* [Information shown]
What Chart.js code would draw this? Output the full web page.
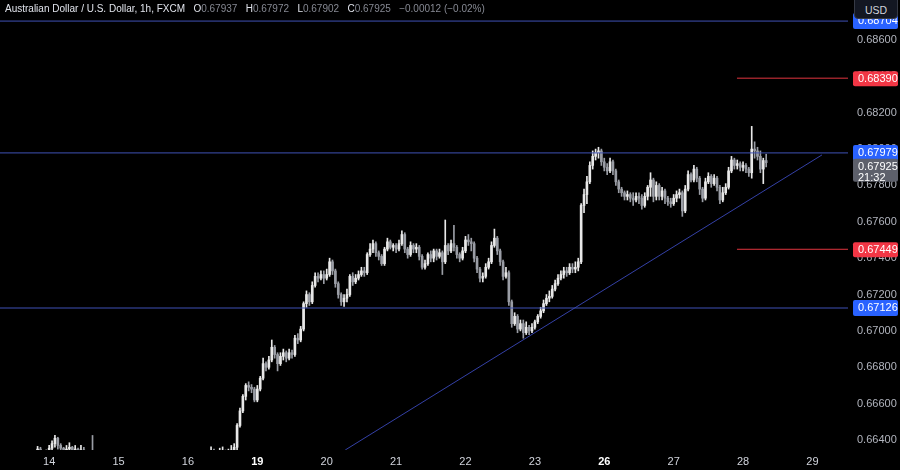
<!DOCTYPE html>
<html>
<head>
<meta charset="utf-8">
<script src="https://cdn.jsdelivr.net/npm/chart.js@4.4.1/dist/chart.umd.min.js"></script>
<style>
  html, body { margin: 0; background: #000; }
  #wrap { position: relative; width: 900px; height: 470px; overflow: hidden; background: #000; }
  canvas { display: block; }
  .hdr { position: absolute; left: 5px; top: 3px; font: 10px "Liberation Sans", Arial, sans-serif; color: #e0e3eb; white-space: pre; }
  .hdr .v { color: #868993; }
  .usd { position: absolute; left: 854px; top: -5px; width: 42px; height: 22px; border: 1px solid #363a45; border-radius: 4px;
         background: #131722; color: #d1d4dc; font: 10.5px "Liberation Sans", Arial, sans-serif; text-align: center; line-height: 28px; }
</style>
</head>
<body>
<div id="wrap">
  <canvas id="chart" width="900" height="470"></canvas>
  <div class="hdr">Australian Dollar / U.S. Dollar, 1h, FXCM   O<span class="v">0.67937</span>   H<span class="v">0.67972</span>   L<span class="v">0.67902</span>   C<span class="v">0.67925</span>   <span class="v">−0.00012 (−0.02%)</span></div>
  <div class="usd">USD</div>
</div>
<script>
// prices in 1e-5 units (0.67925 -> 67925), one candle per hour, index 0 = first hour of the 14th
const firstIndex = -4;
const firstOpen = 66340;

const closes = [
  66350,66340,66320,66330,66355,66380,66410,66370,66355,66320,
  66350,66360,66330,66350,66320,66345,66330,66300,66320,66290,
  66250,66220,66200,66180,66150,66120,66100,66080,66050,66020,
  66000,65980,65950,65970,66000,66020,66050,66040,66070,66100,
  66090,66120,66150,66140,66170,66190,66200,66180,66210,66230,
  66220,66240,66260,66250,66270,66280,66290,66300,66310,66320,
  66330,66320,66310,66330,66340,66320,66330,66345,66360,66480,
  66560,66640,66700,66690,66680,66620,66680,66740,66820,66800,
  66840,66910,66870,66820,66860,66880,66850,66880,66870,66960,
  66950,67010,67150,67200,67160,67250,67300,67290,67310,67290,
  67310,67380,67330,67260,67200,67160,67180,67200,67300,67270,
  67290,67310,67330,67320,67420,67450,67480,67430,67410,67370,
  67450,67490,67460,67470,67450,67480,67530,67450,67420,67470,
  67450,67460,67410,67350,67370,67420,67400,67440,67410,67430,
  67380,67470,67440,67480,67460,67420,67400,67440,67500,67490,
  67480,67400,67340,67290,67300,67350,67380,67470,67510,67440,
  67380,67300,67320,67160,67040,67080,67010,67040,66990,67020,
  67000,67020,67050,67080,67110,67150,67180,67190,67230,67260,
  67290,67310,67330,67320,67350,67340,67350,67380,67690,67750,
  67820,67910,67960,67980,67990,67930,67900,67880,67930,67880,
  67820,67780,67760,67740,67750,67730,67720,67740,67730,67690,
  67740,67790,67830,67740,67800,67740,67770,67730,67710,67700,
  67730,67750,67760,67660,67780,67860,67830,67890,67840,67780,
  67730,67820,67850,67810,67840,67790,67720,67760,67790,67880,
  67940,67910,67920,67900,67910,67890,67870,68000,67990,67960,
  67890,67937,67925
];

const highs = [
  66365,66360,66340,66345,66370,66395,66425,66415,66380,66360,
  66370,66385,66365,66370,66355,66370,66360,66335,66340,66425,
  66300,66265,66235,66215,66195,66165,66135,66115,66095,66065,
  66035,66015,65995,65985,66015,66035,66065,66065,66085,66115,
  66115,66135,66165,66165,66185,66205,66215,66215,66225,66245,
  66245,66255,66275,66275,66285,66295,66305,66315,66325,66335,
  66362,66350,66340,66355,66362,66345,66350,66370,66380,66490,
  66575,66650,66710,66720,66705,66690,66700,66750,66850,66830,
  66860,66950,66920,66880,66880,66900,66890,66900,66895,66975,
  66985,67025,67160,67220,67210,67270,67320,67320,67330,67330,
  67340,67400,67390,67340,67270,67210,67200,67230,67310,67320,
  67310,67330,67350,67350,67430,67480,67500,67490,67440,67420,
  67460,67510,67500,67480,67480,67500,67550,67540,67460,67490,
  67480,67480,67470,67420,67390,67430,67440,67450,67450,67450,
  67440,67610,67480,67500,67580,67470,67430,67460,67520,67530,
  67510,67490,67410,67350,67320,67370,67400,67490,67560,67520,
  67450,67390,67350,67330,67170,67100,67090,67060,67060,67050,
  67030,67040,67060,67090,67130,67170,67200,67220,67250,67280,
  67310,67330,67350,67350,67370,67370,67380,67400,67700,67780,
  67850,67930,67990,68000,68010,68000,67950,67920,67950,67940,
  67890,67830,67790,67770,67770,67760,67760,67760,67760,67750,
  67760,67800,67870,67840,67820,67810,67790,67780,67740,67730,
  67750,67770,67780,67770,67800,67880,67870,67910,67900,67850,
  67790,67840,67870,67860,67860,67850,67800,67790,67810,67900,
  67960,67950,67940,67930,67930,67920,67900,68125,68040,68010,
  67990,67950,67972
];

const lows = [
  66320,66310,66300,66300,66320,66340,66360,66350,66330,66300,
  66310,66330,66300,66320,66290,66300,66300,66270,66280,66260,
  66235,66205,66185,66165,66135,66105,66085,66065,66035,66005,
  65985,65965,65935,65935,65955,65985,66005,66025,66025,66055,
  66075,66075,66105,66125,66125,66155,66175,66165,66165,66195,
  66205,66205,66225,66235,66235,66255,66265,66275,66285,66295,
  66300,66290,66280,66300,66310,66300,66300,66320,66330,66340,
  66470,66550,66620,66670,66660,66610,66610,66670,66730,66780,
  66790,66830,66850,66780,66810,66840,66830,66840,66850,66860,
  66930,66940,67000,67130,67140,67150,67240,67270,67280,67260,
  67280,67300,67310,67240,67180,67140,67135,67160,67190,67250,
  67260,67280,67300,67300,67310,67410,67430,67410,67390,67360,
  67360,67440,67450,67440,67430,67440,67470,67430,67400,67410,
  67430,67430,67390,67340,67340,67360,67380,67380,67390,67400,
  67310,67370,67420,67430,67440,67400,67380,67390,67430,67470,
  67440,67380,67320,67270,67270,67290,67340,67370,67460,67420,
  67360,67280,67290,67140,67020,67030,66990,67000,66960,66980,
  66980,66990,67010,67040,67070,67100,67140,67160,67180,67220,
  67250,67280,67290,67300,67310,67320,67320,67330,67370,67650,
  67700,67810,67890,67940,67950,67910,67880,67860,67870,67860,
  67800,67760,67740,67720,67720,67710,67690,67710,67700,67670,
  67680,67720,67740,67710,67720,67720,67720,67700,67690,67680,
  67690,67710,67730,67630,67650,67770,67820,67820,67820,67750,
  67710,67720,67810,67790,67800,67770,67700,67710,67750,67780,
  67870,67890,67890,67880,67880,67870,67850,67840,67950,67940,
  67870,67810,67902
];

const dayLabels = ['14', '15', '16', '19', '20', '21', '22', '23', '26', '27', '28', '29'];
const dayIndex = [0, 24, 48, 72, 96, 120, 144, 168, 192, 216, 240, 264];
const weekStarts = ['19', '26'];
const yTicks = [66400, 66600, 66800, 67000, 67200, 67400, 67600, 67800, 68000, 68200, 68400, 68600];

const blueLevels = [68704, 67979, 67126];
const redLevels = [68390, 67449];
const redStart = 237.9;
const trendX = [102.4, 267.3];
const trendY = [66345, 67968];
const countdown = '21:32';

const X_MIN = -17, X_MAX = 276.3;
const BLUE = '#2962ff', RED = '#f23645';
const FONT = '"Liberation Sans", Arial, sans-serif';

const opens = [firstOpen, ...closes.slice(0, -1)];
const isUp = closes.map((c, i) => c >= opens[i]);
const UP = '#e8e8e8', DOWN = '#9a9da5';
const candleColor = ctx => (isUp[ctx.dataIndex] ? UP : DOWN);

const wicks = closes.map((c, i) => ({ x: firstIndex + i, y: [lows[i], highs[i]] }));
const bodies = closes.map((c, i) => ({ x: firstIndex + i, y: [Math.min(opens[i], c), Math.max(opens[i], c)] }));

function hline(value, from, color) {
  return {
    type: 'line', data: [{ x: from, y: value }, { x: X_MAX, y: value }],
    borderColor: color, borderWidth: 1, pointRadius: 0, order: 0,
  };
}

const lineSets = [
  ...blueLevels.map(v => hline(v, X_MIN, '#3f51b5')),
  ...redLevels.map(v => hline(v, redStart, '#e0343f')),
  {
    type: 'line', data: trendX.map((x, i) => ({ x, y: trendY[i] })),
    borderColor: '#3440a6', borderWidth: 1, pointRadius: 0, order: 0,
  },
];

function fmt(v) { return (v / 1e5).toFixed(5); }

function badge(ctx, x, top, h, color, lines) {
  ctx.fillStyle = color;
  ctx.beginPath();
  ctx.roundRect(x, top, 45, h, 2);
  ctx.fill();
  ctx.fillStyle = '#ffffff';
  lines.forEach((t, i) => ctx.fillText(t, x + 5, top + 8 + i * 11));
}

const badgePlugin = {
  id: 'badges',
  afterDatasetsDraw(chart) {
    const { ctx, scales: { y }, chartArea } = chart;
    const x = chartArea.right + 5;
    ctx.save();
    ctx.font = '11px ' + FONT;
    ctx.textBaseline = 'middle';
    blueLevels.forEach(v => badge(ctx, x, y.getPixelForValue(v) - 8, 16, BLUE, [fmt(v)]));
    redLevels.forEach(v => badge(ctx, x, y.getPixelForValue(v) - 7, 15, RED, [fmt(v)]));
    const last = closes[closes.length - 1];
    badge(ctx, x, y.getPixelForValue(last) - 4, 23, '#5d606b', [fmt(last), countdown]);
    ctx.restore();
  }
};

new Chart(document.getElementById('chart'), {
  type: 'bar',
  data: {
    datasets: [
      ...lineSets,
      { data: wicks, backgroundColor: candleColor, barThickness: 1, grouped: false, order: 2 },
      { data: bodies, backgroundColor: candleColor, barThickness: 2, minBarLength: 1, grouped: false, order: 1 },
    ]
  },
  options: {
    responsive: false,
    animation: false,
    layout: { padding: 0 },
    plugins: { legend: { display: false }, tooltip: { enabled: false } },
    scales: {
      x: {
        type: 'linear', min: X_MIN, max: X_MAX, offset: false,
        grid: { display: false, drawTicks: false }, border: { display: false },
        afterBuildTicks: s => { s.ticks = dayIndex.map(v => ({ value: v })); },
        afterFit: s => { s.height = 20; s.paddingLeft = 0; s.paddingRight = 0; },
        ticks: {
          padding: 5, maxRotation: 0, autoSkip: false,
          color: ctx => (weekStarts.includes(dayLabels[ctx.index]) ? '#ffffff' : '#d1d4dc'),
          font: ctx => ({ family: FONT, size: 11, weight: weekStarts.includes(dayLabels[ctx.index]) ? 'bold' : 'normal' }),
          callback: (v, i) => dayLabels[i],
        },
      },
      y: {
        type: 'linear', position: 'right', min: 66345, max: 68820,
        grid: { display: false, drawTicks: false }, border: { display: false },
        afterBuildTicks: s => { s.ticks = yTicks.map(v => ({ value: v })); },
        afterFit: s => { s.width = 52; s.paddingTop = 0; s.paddingBottom = 0; },
        ticks: { padding: 9, color: '#b2b5be', font: { family: FONT, size: 11 }, callback: v => fmt(v) },
      },
    },
  },
  plugins: [badgePlugin],
});
</script>
</body>
</html>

* [Exercise requirements] Copy nothing but the lines from the top of the material through the line holding "const firstOpen = 66340;", exactly as written; omit pictures.

* [Result]
What Chart.js code would draw this? Output the full web page.
<!DOCTYPE html>
<html>
<head>
<meta charset="utf-8">
<script src="https://cdn.jsdelivr.net/npm/chart.js@4.4.1/dist/chart.umd.min.js"></script>
<style>
  html, body { margin: 0; background: #000; }
  #wrap { position: relative; width: 900px; height: 470px; overflow: hidden; background: #000; }
  canvas { display: block; }
  .hdr { position: absolute; left: 5px; top: 3px; font: 10px "Liberation Sans", Arial, sans-serif; color: #e0e3eb; white-space: pre; }
  .hdr .v { color: #868993; }
  .usd { position: absolute; left: 854px; top: -5px; width: 42px; height: 22px; border: 1px solid #363a45; border-radius: 4px;
         background: #131722; color: #d1d4dc; font: 10.5px "Liberation Sans", Arial, sans-serif; text-align: center; line-height: 28px; }
</style>
</head>
<body>
<div id="wrap">
  <canvas id="chart" width="900" height="470"></canvas>
  <div class="hdr">Australian Dollar / U.S. Dollar, 1h, FXCM   O<span class="v">0.67937</span>   H<span class="v">0.67972</span>   L<span class="v">0.67902</span>   C<span class="v">0.67925</span>   <span class="v">−0.00012 (−0.02%)</span></div>
  <div class="usd">USD</div>
</div>
<script>
// prices in 1e-5 units (0.67925 -> 67925), one candle per hour, index 0 = first hour of the 14th
const firstIndex = -4;
const firstOpen = 66340;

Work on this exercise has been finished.